И как злобно проклинал он царскую службу, как ненавидел все и вся!.. Это был единственный период его жизни, когда хенкинский оптимизм был задушен гнусной действительностью… Но все-таки глаза его нет-нет да становились теми же молодыми Володиными озорными глазами! Я называл их буравчиками, и это название нравилось ему и так за ними и осталось! Значит, где-то глубоко в душе его тлел огонек неистребимой жизнерадостности, тлел при самых подавляющих и принижающих обстоятельствах и тотчас разгорался, когда врывался освежающий ветер, пусть даже буря — лишь бы не затхлость стоячего болота…

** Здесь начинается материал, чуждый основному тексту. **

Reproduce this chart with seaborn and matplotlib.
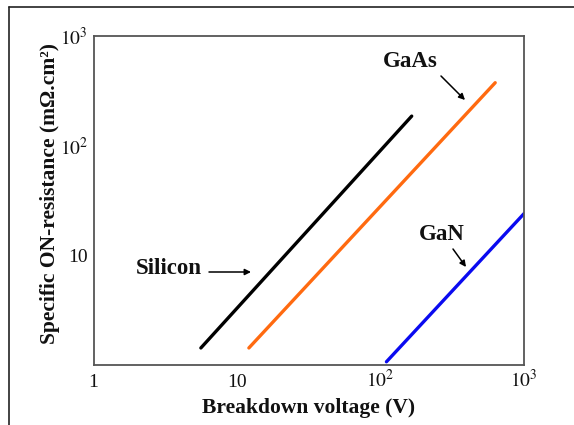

Володя! Дорогой Володя!.. Вот сижу я дома, где мы, бывало, переговаривались из окна в окно… У меня перед глазами твоя ироническая улыбка, твои веселые, озорные глаза-буравчики… Стучу на машинке. Пишу о тебе. И, увы, печально думаю: каждому из нас отпущено какое-то количество радостей и страданий… (Не беспокойтесь, читатель, это не мистическое отступление, а лирическое, и слово «отпущено» относится не к господу богу, а к судьбе, а если хотите, еще более прозаически — к сложившимся обстоятельствам.) Но кроме «отпущенных» радостей и страданий каждый из нас и сам создает их себе.